> [GIVEN MATERIAL]:
-------------------------
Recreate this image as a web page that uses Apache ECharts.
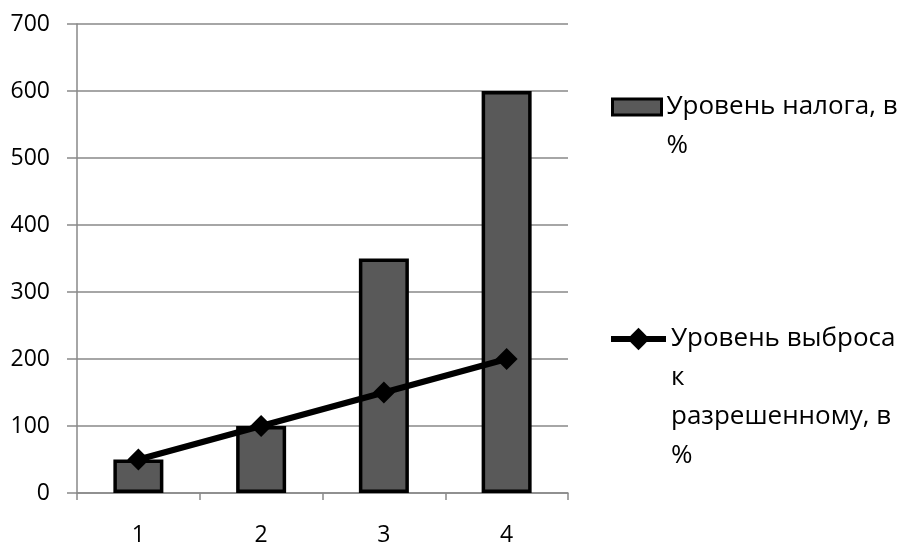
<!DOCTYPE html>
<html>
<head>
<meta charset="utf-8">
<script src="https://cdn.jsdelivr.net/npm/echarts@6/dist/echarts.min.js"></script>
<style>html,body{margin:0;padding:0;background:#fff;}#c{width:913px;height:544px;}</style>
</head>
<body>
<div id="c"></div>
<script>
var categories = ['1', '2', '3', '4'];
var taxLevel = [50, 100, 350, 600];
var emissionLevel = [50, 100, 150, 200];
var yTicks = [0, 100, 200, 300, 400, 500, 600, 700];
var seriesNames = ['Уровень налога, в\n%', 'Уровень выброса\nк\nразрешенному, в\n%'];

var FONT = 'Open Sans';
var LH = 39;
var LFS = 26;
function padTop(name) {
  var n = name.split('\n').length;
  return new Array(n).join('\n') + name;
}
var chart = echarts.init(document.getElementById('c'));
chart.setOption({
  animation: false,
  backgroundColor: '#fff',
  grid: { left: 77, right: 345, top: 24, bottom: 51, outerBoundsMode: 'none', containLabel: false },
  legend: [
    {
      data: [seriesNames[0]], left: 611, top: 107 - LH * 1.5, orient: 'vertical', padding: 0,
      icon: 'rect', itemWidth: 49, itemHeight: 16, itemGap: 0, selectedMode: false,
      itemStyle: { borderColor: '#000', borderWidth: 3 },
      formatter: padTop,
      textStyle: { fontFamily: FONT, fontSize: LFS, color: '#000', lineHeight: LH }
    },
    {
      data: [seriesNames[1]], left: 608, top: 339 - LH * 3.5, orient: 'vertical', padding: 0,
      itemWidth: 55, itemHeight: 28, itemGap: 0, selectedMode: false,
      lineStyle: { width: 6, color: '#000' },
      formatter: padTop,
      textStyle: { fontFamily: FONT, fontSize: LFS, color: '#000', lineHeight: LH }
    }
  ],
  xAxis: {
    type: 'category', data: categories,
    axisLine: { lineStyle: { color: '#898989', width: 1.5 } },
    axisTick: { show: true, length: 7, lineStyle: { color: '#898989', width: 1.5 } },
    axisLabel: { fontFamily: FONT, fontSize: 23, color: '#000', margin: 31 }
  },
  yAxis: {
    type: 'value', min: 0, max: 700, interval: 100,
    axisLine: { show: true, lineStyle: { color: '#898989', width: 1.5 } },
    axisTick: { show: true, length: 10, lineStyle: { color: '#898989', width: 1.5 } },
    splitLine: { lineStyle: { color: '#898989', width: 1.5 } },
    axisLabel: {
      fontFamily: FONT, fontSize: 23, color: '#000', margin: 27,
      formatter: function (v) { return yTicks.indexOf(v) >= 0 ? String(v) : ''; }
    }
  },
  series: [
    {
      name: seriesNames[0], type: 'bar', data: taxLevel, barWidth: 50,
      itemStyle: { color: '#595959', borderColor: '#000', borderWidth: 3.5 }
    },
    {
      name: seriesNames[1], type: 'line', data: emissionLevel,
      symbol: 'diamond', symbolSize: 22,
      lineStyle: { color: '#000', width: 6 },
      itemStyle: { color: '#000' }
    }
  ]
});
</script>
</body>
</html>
-------------------------
> [WHAT THE EXERCISE ASKS]: Copy nothing but the lines from the top of the data down to the line containing "var seriesNames = ['Уровень", and leave the pictures out.

> [EXERCISE OUTPUT]:
Recreate this image as a web page that uses Apache ECharts.
<!DOCTYPE html>
<html>
<head>
<meta charset="utf-8">
<script src="https://cdn.jsdelivr.net/npm/echarts@6/dist/echarts.min.js"></script>
<style>html,body{margin:0;padding:0;background:#fff;}#c{width:913px;height:544px;}</style>
</head>
<body>
<div id="c"></div>
<script>
var categories = ['1', '2', '3', '4'];
var taxLevel = [50, 100, 350, 600];
var emissionLevel = [50, 100, 150, 200];
var yTicks = [0, 100, 200, 300, 400, 500, 600, 700];
var seriesNames = ['Уровень налога, в\n%', 'Уровень выброса\nк\nразрешенному, в\n%'];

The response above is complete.